Emotions, back then, were all sharp-edged, like a cubist painting… and like such works, always disassembling the object of them to examine them from every angle. Some of the edges were so sharp you would bleed if you touched them… but you were alive. There were no in-between days of grey and dun.
A little older and the days took on a greater realism. The consequences of action and reaction were more direct as the responsibilities of adulthood were revealed in stark detail. Like looking in the mirror, these days reflected back at you only what you projected into them. The colours were still sharp; the detail and emotion clear… all the edges well-defined. A delineated life, with specific duties… niches for the fragmented self that is required by the roles demanded by the varied aspects of a society that likes to label everything.
But even that changed, morphing into abstraction where the lines and stark hues threw everything into question and the secure assumptions of youth that had flown direct as arrows suddenly seemed to realise that infinity is not a straight line. Stubbornly held beliefs were taken out of the strongbox and held up to the Light. Some were found to be tarnished, others broken, some simply too outmoded to be of any pertinent use. Yet there is a freedom in that de-cluttering of heart and mind, a simplicity that leaves much open to interpretation and, like a gallery, the fewer you hold on to, the more you can begin to appreciate what remains in all its glory.
These days I have a preference for a more Impressionistic style. I like my edges softer, the detail less focussed. I like to be able to stand back and lose myself in the moment in order to see a bigger picture, full of suggestions and possibilities half-glimpsed; open to the imagination and the emotional whispering of the heart-centred soul. There is something about this time that both softens and excites. I find that I like the lack of definition, the gaps only my heart and mind can fill. Instead of wondering about the name of the artist, I ask instead what message they were trying to convey.

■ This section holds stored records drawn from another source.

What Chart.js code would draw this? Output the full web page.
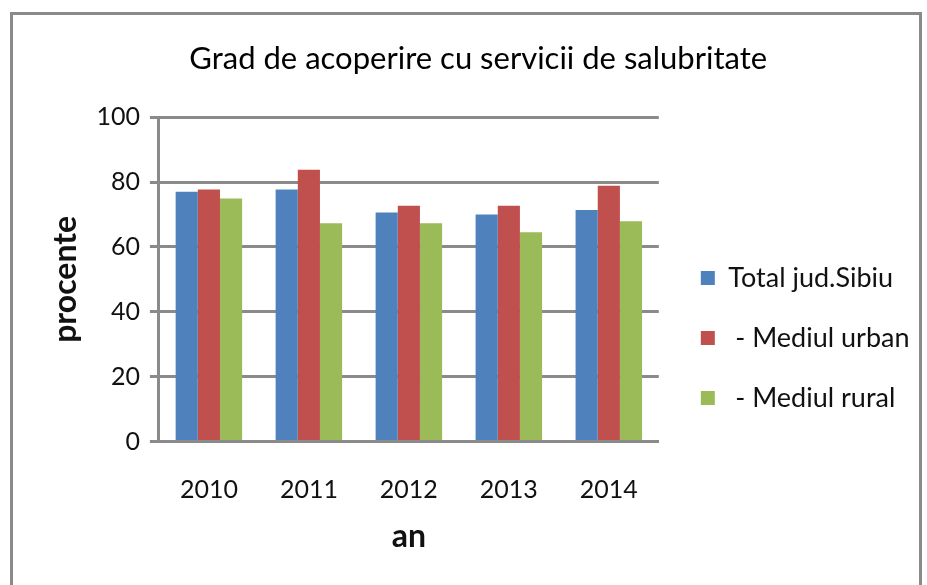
<!DOCTYPE html>
<html>
<head>
<meta charset="utf-8">
<script src="https://cdn.jsdelivr.net/npm/chart.js@4.4.1/dist/chart.umd.min.js"></script>
<style>
  html, body { margin: 0; padding: 0; background: #fff; }
  #wrap { position: relative; width: 927px; height: 585px; }
  #frame { position: absolute; left: 10px; top: 12px; width: 912px; height: 580px; border: 3px solid #8a8a8a; box-sizing: border-box; }
  canvas { position: absolute; left: 0; top: 0; }
</style>
</head>
<body>
<div id="wrap">
  <div id="frame"></div>
  <canvas id="c" width="927" height="585"></canvas>
</div>
<script>
// date
const years = ['2010', '2011', '2012', '2013', '2014'];
const total = [77.0, 77.7, 70.6, 70.0, 71.4];
const urban = [77.7, 83.8, 72.7, 72.7, 78.9];
const rural = [74.9, 67.3, 67.3, 64.5, 67.9];
const seriesNames = ['Total jud.Sibiu', ' - Mediul urban', ' - Mediul rural'];
const yTicks = [0, 20, 40, 60, 80, 100];

const font = "Lato, 'Open Sans', sans-serif";

// muta legenda putin spre dreapta dupa calculul layout-ului
const nudge = {
  id: 'nudge',
  afterLayout(chart) {
    chart.legend.left += 9; chart.legend.right += 9;
  }
};

new Chart(document.getElementById('c'), {
  type: 'bar',
  data: {
    labels: years,
    datasets: [
      { label: seriesNames[0], data: total, backgroundColor: '#4f81bd' },
      { label: seriesNames[1], data: urban, backgroundColor: '#c0504d' },
      { label: seriesNames[2], data: rural, backgroundColor: '#9bbb59' }
    ]
  },
  plugins: [nudge],
  options: {
    responsive: false,
    animation: false,
    layout: { padding: { left: 46, right: 16.5, top: 40, bottom: 29 } },
    datasets: { bar: { categoryPercentage: 0.665, barPercentage: 1.0 } },
    plugins: {
      title: {
        display: true,
        text: 'Grad de acoperire cu servicii de salubritate',
        color: '#000',
        font: { family: font, size: 31, weight: 'normal' },
        padding: { top: 0, bottom: 40 }
      },
      legend: {
        position: 'right',
        maxWidth: 320,
        title: { display: true, text: ' ', font: { size: 10 }, padding: { top: 68, bottom: 0 } },
        labels: {
          color: '#111',
          font: { family: font, size: 27 },
          boxWidth: 14, boxHeight: 14,
          padding: 33
        }
      },
      tooltip: { enabled: false }
    },
    scales: {
      x: {
        grid: { display: false, drawTicks: false },
        border: { display: true, color: '#8a8a8a', width: 3 },
        ticks: { color: '#111', font: { family: font, size: 25 }, padding: 33 },
        title: { display: true, text: 'an', color: '#111', font: { family: font, size: 32, weight: 'bold' }, padding: { top: -20, bottom: 0 } }
      },
      y: {
        min: yTicks[0], max: yTicks[yTicks.length - 1],
        afterBuildTicks: (s) => { s.ticks = yTicks.map(v => ({ value: v })); },
        grid: { color: '#8a8a8a', lineWidth: 3, tickLength: 9 },
        border: { display: true, color: '#8a8a8a', width: 3 },
        ticks: { color: '#111', font: { family: font, size: 25 }, padding: 10 },
        title: { display: true, text: 'procente', color: '#111', font: { family: font, size: 32, weight: 'bold' }, padding: { top: 0, bottom: 2 } }
      }
    }
  }
});
</script>
</body>
</html>
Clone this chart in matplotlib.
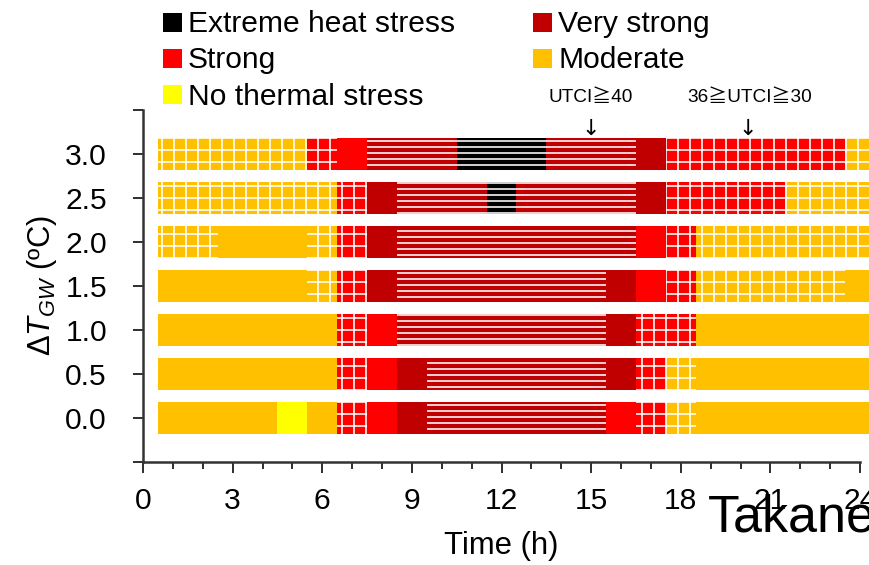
import numpy as np
import matplotlib
matplotlib.use('Agg')
import matplotlib.pyplot as plt
from matplotlib.lines import Line2D

plt.rcParams['font.family'] = ['Liberation Sans', 'Noto Sans CJK JP', 'DejaVu Sans']
plt.rcParams['mathtext.fontset'] = 'custom'
plt.rcParams['mathtext.rm'] = 'Liberation Sans'
plt.rcParams['mathtext.it'] = 'Liberation Sans:italic'
plt.rcParams['hatch.color'] = 'white'
plt.rcParams['hatch.linewidth'] = 1.6

# hourly stress class for hours 1..24
# K extreme, D very strong, R strong, O moderate, Y no thermal stress
hours = np.arange(1, 25)
delta_t = [0.0, 0.5, 1.0, 1.5, 2.0, 2.5, 3.0]
stress = [
  'OOOOYORRDDDDDDDRROOOOOOO',  # 0.0
  'OOOOOORRDDDDDDDDROOOOOOO',  # 0.5
  'OOOOOORRDDDDDDDDRROOOOOO',  # 1.0
  'OOOOOORDDDDDDDDDRROOOOOO',  # 1.5
  'OOOOOORDDDDDDDDDRROOOOOO',  # 2.0
  'OOOOOORDDDDKDDDDDRRRROOO',  # 2.5
  'OOOOORRDDDKKKDDDDRRRRRRO',  # 3.0
]
# pattern: g = grid, h = horizontal lines, . = plain
marks = [
  '......g..hhhhhh.gg......',
  '......g..hhhhhh.gg......',
  '......g.hhhhhhh.gg......',
  '.....gg.hhhhhhh..gggggg.',
  'gg...gg.hhhhhhhh.ggggggg',
  'ggggggg.hhhhhhhh.ggggggg',
  'gggggg.hhhhhhhhh.ggggggg',
]

class_colors = {'K': '#000000', 'D': '#C00000', 'R': '#FF0000',
                'O': '#FFC000', 'Y': '#FFFF00'}
class_names = {'K': 'Extreme heat stress', 'D': 'Very strong', 'R': 'Strong',
               'O': 'Moderate', 'Y': 'No thermal stress'}
hatch_styles = {'g': '+', 'h': '--', '.': None}

fig = plt.figure(figsize=(869 / 72, 565 / 72), dpi=72)
ax = fig.add_axes([143 / 869, 1 - 462 / 565, (860 - 143) / 869, (462 - 110) / 565])

for y, cls, hat in zip(delta_t, stress, marks):
  start = 0
  for i in range(1, 25):
    if i == 24 or cls[i] != cls[start] or hat[i] != hat[start]:
      ax.barh(y, hours[i - 1] - hours[start] + 1, left=hours[start] - 0.5,
              height=0.37, color=class_colors[cls[start]], edgecolor='white',
              linewidth=0, hatch=hatch_styles[hat[start]], clip_on=False)
      start = i

ax.set_xlim(0, 24)
ax.set_ylim(-0.5, 3.5)
ax.set_xticks(range(0, 25, 3))
ax.set_xticks(range(25), minor=True)
yt = np.arange(-0.5, 3.51, 0.5)
ax.set_yticks(yt)
ax.set_yticklabels(['' if (v < 0 or v > 3.01) else '%.1f' % v for v in yt])

for side in ['top', 'right']:
  ax.spines[side].set_visible(False)
for side in ['left', 'bottom']:
  ax.spines[side].set_linewidth(2.5)
  ax.spines[side].set_color('#333333')

ax.tick_params(axis='x', which='major', length=11, width=2, pad=14,
               labelsize=30, color='#333333')
ax.tick_params(axis='x', which='minor', length=7, width=2, color='#333333')
ax.tick_params(axis='y', length=10, width=2, pad=26, labelsize=30,
               color='#333333')

ax.set_xlabel('Time (h)', fontsize=31, labelpad=16)
ax.set_ylabel(r'$\mathit{\Delta T}_{\mathit{GW}}$ (ºC)', fontsize=31, labelpad=6)

ax.text(15, 3.64, 'UTCI≧40', ha='center', va='center', fontsize=19, clip_on=False)
ax.text(15, 3.29, '↓', ha='center', va='center', fontsize=22, clip_on=False,
        family='DejaVu Sans')
ax.text(20.3, 3.64, '36≧UTCI≧30', ha='center', va='center', fontsize=19, clip_on=False)
ax.text(20.25, 3.29, '↓', ha='center', va='center', fontsize=22, clip_on=False,
        family='DejaVu Sans')

order = ['K', 'R', 'Y', 'D', 'O']
handles = [Line2D([], [], marker='s', linestyle='none', markersize=19,
                  markerfacecolor=class_colors[k], markeredgewidth=0,
                  label=class_names[k]) for k in order]
fig.legend(handles=handles, loc='upper left', bbox_to_anchor=(161 / 869, 555 / 565),
           ncol=2, frameon=False, fontsize=30, handlelength=0.7, handletextpad=0.2,
           columnspacing=2.53, labelspacing=0.28, borderpad=0, borderaxespad=0)

fig.text(708 / 869, 1 - 532 / 565, 'Takane', fontsize=52, va='baseline', ha='left')

fig.savefig('out.png', dpi=72)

And finally, I know contentment. It is not that there is nothing I could wish had been different. Nor is it that there is no looking back in the knowledge that I could have done things differently… for better or worse… Yet there is an acceptance that everything has its purpose. Like the myriad dots of a pointillist painting, each speck of experience may seem out of place when looked at too closely in time and emotion, yet stand back and the colours of the days blend and merge into something beautiful, understandable and whole, where every scrap of colour is in the perfect place.
There is a new beauty… and it is far from the mediocrity of my youthful disdain. The colours of this new world are deep and rich, their contrasts sing against each other, dark illuminating light. I can see that both are needful and their harmony beautiful. The detail fades in importance; the whole is where the story lies, waiting for our eyes to read it on a wider canvas than the frantic myopia of youth can encompass. The frame of my days holds a beauty only the heart can see and its starry skies are streaked by the fingertips of the creator.